Regev defends PM against accusations of racism

Regev, whose parents came to Israel from Morocco, was on a Channel 13 talk show last week why she was not part of a selfie Netanyahu took with the top seven candidates in Likud.

Culture Minister Miri Regev (photo credit: MARC ISRAEL SELLEM)
Culture Minister Miri Regev
(photo credit: MARC ISRAEL SELLEM)
Culture and Sport Minister Miri Regev defended Prime Minister Benjamin Netanyahu from opposing parties’ accusations of racism on Sunday, only days after she said she took a back seat in the campaign because voters prefer the “white tribe.”
Regev, whose parents came to Israel from Morocco, was asked on a Channel 13 talk show last week why she was not part of a selfie Netanyahu took with the top seven candidates in Likud, all of whom are men of Ashkenazi origin.
“The prime minister explained it to me,” she said. “The mission is to move undecided voters to the Right. It’s no secret that the voting pattern in Israel is for Ashkenazim from the white tribe. When you understand that, they put the seven who will bring votes from the Center-Left to the Right. I’m happy that the voting pattern in Likud is different. The fact is that for 10 years I’ve been number five in the primaries.
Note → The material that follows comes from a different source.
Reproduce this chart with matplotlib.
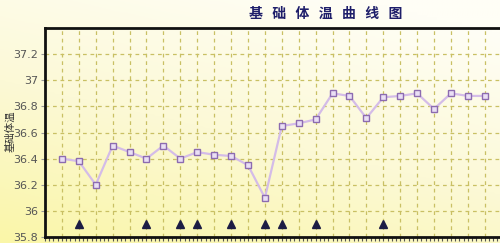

Regev added: “I’m not in the photo, because it could be the prime minister thought this helps bring a different population to the Likud. I can respect the decision even if I don’t understand it.”
The Ashkenazi-Mizrahi tensions, called a “demon” in Israeli political parlance, have come up as electoral issues for decades, usually in Likud’s favor, with Menachem Begin buoyed to the premiership in 1977 and 1981 in part because of support from Israeli Jews of Middle Eastern and North African origin.
On Sunday, Regev clarified that she was not saying Netanyahu instructed to leave her out.
“The prime minister didn’t know about the photo that was disseminated and never talked to me about the Mizrahi issue,” she wrote on Facebook. “It’s all a lie and a racist spin by [Blue and White leaders Yair] Lapid and [Benny] Gantz, [Gabi] Ashkenazi and [Labor leader Avi] Gabbay. It won’t work for them.”
Regev wrote in another Facebook post that “the Likud government did much to fix the injustices of Mapai” – Labor’s name in the early years of the state – “and will continue to fix the injustices against Mizrahi Jews.”
Netanyahu also denied ever leaving Regev out of the Likud campaign.
“I never said anything like that,” he said in an interview with Channel 12. “Likud is the most anti-racist thing, we all embrace each other, the voters and the elected officials.”
Regev’s comments were compounded with Labor campaign videos from the past week based on a quote, which Netanyahu has denied ever saying, from a book about his family saying that the soldiers in the Golani Brigade are “OK as long as they have white officers.”
“Once a racist, always a racist,” is the tag-line on the videos, and Labor leader Avi Gabbay has repeatedly accused Netanyahu of racism and “cataloging people by the color of their skin.”
Regev pointed out that Netanyahu appointed Gadi Eisenkot – who is both of Moroccan origin and was in Golani – as IDF chief of staff.
On Saturday night, Gabi Ashkenazi, who despite his name is of Sephardi and Mizrahi descent, also spoke on this theme, saying, “I need to keep myself calm and measure my words,” implying anger at the supposed Netanyahu quote.
“I am embarrassed for Netanyahu and for all of this... this is a very sad and shameful thing,” he said. “We never judged people by their skin color. That is an embarrassment, a shame and a disgrace.”
Netanyahu also said that the quote in the Labor videos is a “terrible libel, total nonsense."
“I admire Golani soldiers,” he added. “I think of every soldier as my son.”